Grilled Roast Beef and Melted Pepper Jack Cheese Sandwich

“I modeled this sandwich after one I enjoyed at a little hole-in-the-wall coffee shop in Cardiff by the Sea, in Southern California. It was wonderful and so is this!”

Ingredients Nutrition

  • 4 slices thick sourdough bread
  • 13 lb thinly sliced roast beef (I use rare beef purchased at the deli.)
  • 4 slices monterey jack with jalapeno pepper cheese, generous slices
  • 1 teaspoon canned diced green chilis
  • mayonnaise
  • melted butter
  • salt


  1. Lay sliced bread on bread board.
  2. Paint tops of bread slices generously with melted butter.
  3. Flip bread slices over.
  4. Spread mayonnaise generously on each slice of bread.
  5. Assemble two sliced bread pieces with roast beef, cheese and 1/2 teaspoon diced green chilies.
  6. Sprinkle with salt.
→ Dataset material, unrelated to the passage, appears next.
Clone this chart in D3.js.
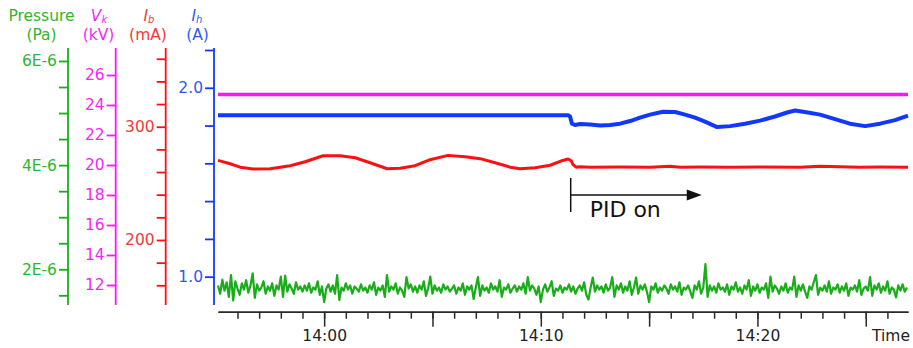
<!DOCTYPE html>
<html>
<head>
<meta charset="utf-8">
<script src="https://cdn.jsdelivr.net/npm/d3@7"></script>
<style>
  body { margin: 0; background: #fff; }
  svg { display: block; font-family: "DejaVu Sans", Verdana, sans-serif; }
</style>
</head>
<body>
<svg id="chart" width="913" height="348"></svg>
<script>
// all times are minutes after 14:00
var vkTime = [-4.9, 26.95];
var vkValues = [24.7, 24.7];

var ihTime = [-4.9, 11.26, 11.35, 11.44, 11.58, 11.81, 12.28, 12.74, 13.20, 13.66, 14.12, 14.58,
    15.04, 15.64, 16.20, 16.66, 17.12, 17.58, 18.14, 18.74, 19.43, 20.12, 20.81, 21.37,
    21.74, 22.33, 22.89, 23.58, 24.27, 24.97, 25.66, 26.35, 26.95];
var ihValues = [1.855, 1.855, 1.848, 1.810, 1.803, 1.808, 1.805, 1.800, 1.803, 1.810, 1.824, 1.842,
    1.858, 1.873, 1.872, 1.858, 1.842, 1.821, 1.792, 1.797, 1.810, 1.826, 1.848, 1.869,
    1.880, 1.869, 1.858, 1.834, 1.810, 1.797, 1.810, 1.829, 1.853];

var ibTime = [-4.9, -4.34, -3.88, -3.28, -2.49, -1.57, -0.88, -0.05, 0.74, 1.43, 2.12, 2.91,
    3.51, 4.20, 4.89, 5.72, 6.51, 7.20, 7.89, 8.58, 9.04, 9.74, 10.43, 10.98, 11.26,
    11.40, 11.49, 11.63, 11.81, 12.28, 13.66, 15.04, 15.97, 16.43, 17.35, 18.74, 20.12,
    21.97, 22.89, 23.81, 24.73, 25.66, 26.95];
var ibValues = [270.3, 267.3, 264.3, 262.7, 262.9, 265.6, 269.1, 274.4, 274.4, 272.6, 268.2, 262.9,
    263.4, 265.6, 270.9, 274.7, 273.5, 271.8, 268.2, 264.3, 262.9, 263.8, 266.0, 270.0, 271.5,
    270.0, 266.5, 264.3, 264.7, 264.3, 264.4, 264.3, 265.1, 264.3, 264.4, 264.3, 264.4,
    264.3, 265.1, 264.7, 264.3, 264.4, 264.3];

// pressure in units of 1E-6 Pa, one reading every 0.1 min
var pressureStart = -4.9;
var pressureStep = 0.1;
var pressureValues = [
    1.69,1.53,1.80,1.59,1.75,1.47,1.89,1.40,1.77,1.63,1.51,1.73,1.61,1.79,1.55,1.69,1.92,1.45,1.71,1.59,
    1.65,1.77,1.53,1.67,1.59,1.73,1.49,1.69,1.61,1.86,1.47,1.88,1.57,1.71,1.63,1.53,1.75,1.61,1.67,1.57,
    1.69,1.59,1.73,1.55,1.65,1.61,1.77,1.51,1.67,1.37,1.63,1.71,1.57,1.69,1.53,1.89,1.41,1.65,1.59,1.73,
    1.61,1.69,1.53,1.67,1.63,1.57,1.71,1.59,1.65,1.55,1.69,1.61,1.75,1.51,1.65,1.59,1.69,1.47,1.89,1.57,
    1.67,1.61,1.73,1.53,1.65,1.59,1.47,1.85,1.63,1.71,1.57,1.67,1.55,1.69,1.61,1.77,1.49,1.63,1.86,1.53,
    1.69,1.59,1.65,1.55,1.71,1.61,1.67,1.57,1.63,1.69,1.53,1.65,1.59,1.73,1.51,1.67,1.61,1.69,1.43,1.65,
    1.85,1.49,1.69,1.59,1.65,1.55,1.73,1.61,1.67,1.57,1.79,1.47,1.65,1.61,1.71,1.55,1.63,1.69,1.57,1.67,
    1.61,1.73,1.53,1.85,1.59,1.69,1.63,1.51,1.67,1.37,1.61,1.71,1.57,1.65,1.77,1.49,1.63,1.59,1.69,1.55,
    1.65,1.61,1.71,1.57,1.67,1.53,1.63,1.69,1.59,1.75,1.51,1.42,1.65,1.84,1.57,1.69,1.61,1.67,1.55,1.71,
    1.59,1.65,1.85,1.47,1.69,1.61,1.73,1.55,1.67,1.59,1.77,1.51,1.65,1.84,1.53,1.69,1.61,1.71,1.57,1.37,
    1.67,1.61,1.73,1.55,1.65,1.59,1.69,1.63,1.53,1.71,1.61,1.67,1.57,1.75,1.51,1.65,1.61,1.69,1.57,1.45,
    1.69,1.61,1.77,1.53,1.65,2.10,1.47,1.69,1.59,1.67,1.55,1.73,1.61,1.65,1.57,1.71,1.51,1.67,1.61,1.75,
    1.57,1.65,1.53,1.69,1.61,1.79,1.49,1.67,1.59,1.71,1.55,1.65,1.61,1.73,1.45,1.86,1.57,1.69,1.63,1.53,
    1.67,1.59,1.73,1.55,1.65,1.61,1.86,1.47,1.69,1.59,1.71,1.57,1.45,1.67,1.61,1.75,1.89,1.51,1.65,1.59,
    1.69,1.57,1.77,1.53,1.65,1.61,1.71,1.55,1.67,1.59,1.73,1.49,1.65,1.61,1.69,1.57,1.79,1.51,1.63,1.67,
    1.59,1.85,1.49,1.69,1.61,1.73,1.55,1.67,1.59,1.77,1.53,1.65,1.61,1.46,1.69,1.59,1.71,1.57,1.65
];

// axis ticks
var pressureTicks = d3.range(1.5, 6.01, 0.5);
var pressureLabels = [2, 4, 6];
var vkTicks = d3.range(12, 26.1, 2);
var ibTicks = d3.range(160, 361, 20);
var ibLabels = [200, 300];
var ihTicks = [1.0, 1.2, 1.4, 1.6, 1.8, 2.0, 2.2];
var ihLabels = [1.0, 2.0];
var timeDomain = [-4.9, 26.95];
var pidOnTime = 11.38;
var pidArrowEnd = 17.43;

var colors = {
    pressure: "#19ad19", pressureText: "#2fb52f",
    vk: "#ff14ff", vkText: "#f527f5",
    ib: "#ff1010", ibText: "#f03a3a",
    ih: "#1238ff", ihText: "#2f5af0"
};

var svg = d3.select("#chart");
var top_ = 48, bottom = 305;

var base = new Date(2020, 0, 1, 14, 0, 0);
function toDate(t) { return new Date(base.getTime() + t * 60000); }

var x = d3.scaleTime().domain(timeDomain.map(toDate)).range([218, 908]);
var yP = d3.scaleLinear().domain([1.314, 6.249]).range([bottom, top_]);
var yV = d3.scaleLinear().domain([10.667, 27.8]).range([bottom, top_]);
var yIb = d3.scaleLinear().domain([142.6, 369.5]).range([bottom, top_]);
var yIh = d3.scaleLinear().domain([0.85, 2.2]).range([bottom, 50]);

function vAxis(xPos, scale, ticks, fmt, lineColor, textColor) {
    var g = svg.append("g")
        .attr("transform", "translate(" + xPos + ",0)")
        .call(d3.axisLeft(scale).tickValues(ticks).tickFormat(fmt).tickSize(9).tickPadding(2));
    g.attr("font-family", null).attr("font-size", 15.5);
    g.select(".domain").remove();
    g.append("line").attr("y1", top_).attr("y2", bottom);
    g.selectAll("line").attr("stroke", lineColor).attr("stroke-width", 1.8);
    g.selectAll("text").attr("fill", textColor);
    return g;
}

function near(list, d) {
    return list.some(function (v) { return Math.abs(v - d) < 1e-6; });
}

vAxis(68, yP, pressureTicks, function (d) { return near(pressureLabels, d) ? Math.round(d) + "E-6" : ""; },
    colors.pressure, colors.pressureText);
vAxis(115.7, yV, vkTicks, d3.format("d"), colors.vk, colors.vkText);
vAxis(165.7, yIb, ibTicks, function (d) { return near(ibLabels, d) ? d : ""; }, colors.ib, colors.ibText);
vAxis(214, yIh, ihTicks, function (d) { return near(ihLabels, d) ? d3.format(".1f")(d) : ""; },
    colors.ih, colors.ihText);

// axis titles
function title(cx, color, build) {
    var t = svg.append("text").attr("x", cx).attr("y", 21).attr("text-anchor", "middle")
        .attr("fill", color).attr("font-size", 15.5);
    build(t);
}
title(41.5, colors.pressureText, function (t) { t.text("Pressure"); });
title(99, colors.vkText, function (t) {
    t.append("tspan").attr("font-style", "italic").text("V");
    t.append("tspan").attr("font-style", "italic").attr("font-size", 10).attr("dy", 2).text("k");
});
title(149, colors.ibText, function (t) {
    t.append("tspan").attr("font-style", "italic").text("I");
    t.append("tspan").attr("font-style", "italic").attr("font-size", 10).attr("dy", 2).text("b");
});
title(197, colors.ihText, function (t) {
    t.append("tspan").attr("font-style", "italic").text("I");
    t.append("tspan").attr("font-style", "italic").attr("font-size", 10).attr("dy", 2).text("h");
});
[[41.5, "(Pa)", colors.pressureText], [98.5, "(kV)", colors.vkText],
 [148, "(mA)", colors.ibText], [197.5, "(A)", colors.ihText]].forEach(function (u) {
    svg.append("text").attr("x", u[0]).attr("y", 39.5).attr("text-anchor", "middle")
        .attr("fill", u[2]).attr("font-size", 15.5).text(u[1]);
});

// time axis
var axisY = 311.7;
var minor = svg.append("g").attr("transform", "translate(0," + axisY + ")")
    .call(d3.axisBottom(x).ticks(d3.timeMinute.every(1)).tickSize(7).tickSizeOuter(0).tickFormat(""));
var fmt = d3.timeFormat("%H:%M");
var major = svg.append("g").attr("transform", "translate(0," + axisY + ")")
    .call(d3.axisBottom(x).ticks(d3.timeMinute.every(5)).tickSize(15).tickSizeOuter(0).tickPadding(3)
        .tickFormat(function (d) { return d.getMinutes() % 10 === 0 ? fmt(d) : ""; }));
[minor, major].forEach(function (g) {
    g.attr("font-family", null).attr("font-size", 15.5);
    g.selectAll("line, path").attr("stroke", "#2a2a2a").attr("stroke-width", 1.5);
    g.selectAll("text").attr("fill", "#222");
});
svg.append("text").attr("x", 910).attr("y", 341).attr("text-anchor", "end")
    .attr("font-size", 15.5).attr("fill", "#222").text("Time");

// series
function draw(times, values, scale, color, width) {
    var pts = times.map(function (t, i) { return [t, values[i]]; });
    svg.append("path").datum(pts)
        .attr("fill", "none").attr("stroke", color).attr("stroke-width", width)
        .attr("stroke-linejoin", "round")
        .attr("d", d3.line()
            .x(function (d) { return x(toDate(d[0])); })
            .y(function (d) { return scale(d[1]); }));
}
var pressureTime = pressureValues.map(function (v, i) { return pressureStart + i * pressureStep; });
draw(pressureTime, pressureValues, yP, colors.pressure, 2.2);
draw(ibTime, ibValues, yIb, colors.ib, 3);
draw(ihTime, ihValues, yIh, colors.ih, 4);
draw(vkTime, vkValues, yV, colors.vk, 3.5);

// PID annotation
var px = x(toDate(pidOnTime)), ax = x(toDate(pidArrowEnd)), ay = 195;
svg.append("line").attr("x1", px).attr("x2", px).attr("y1", 178).attr("y2", 212)
    .attr("stroke", "#111").attr("stroke-width", 1.5);
svg.append("line").attr("x1", px).attr("x2", ax - 12).attr("y1", ay).attr("y2", ay)
    .attr("stroke", "#111").attr("stroke-width", 1.5);
svg.append("path").attr("d", "M" + ax + "," + ay + "L" + (ax - 15) + "," + (ay - 5.5) + "L" + (ax - 15) + "," + (ay + 5.5) + "Z")
    .attr("fill", "#111");
svg.append("text").attr("x", px + 19).attr("y", 217).attr("font-size", 22).attr("fill", "#111").text("PID on");
</script>
</body>
</html>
Top sandwiches with other two slices of bread, mayo side down, butter side up.
  7. Grill sandwiches on medium high heat griddle, with lots of butter on the grill beneath, until bottoms of sandwiches are golden brown and cheese begins melting.
  8. Carefully flip sandwiches over using two utensils and grill again until bottom bread is also golden brown and cheese is melted.
  9. Remove two sandwiches from griddle, slice each in half and arrange on two plates. Garnish plates.
  10. Serve with dill pickles, yellow mustard, prepared horseradish and lots of napkins.
  11. French fries, onion rings and cole slaw make wonderful additions to this meal.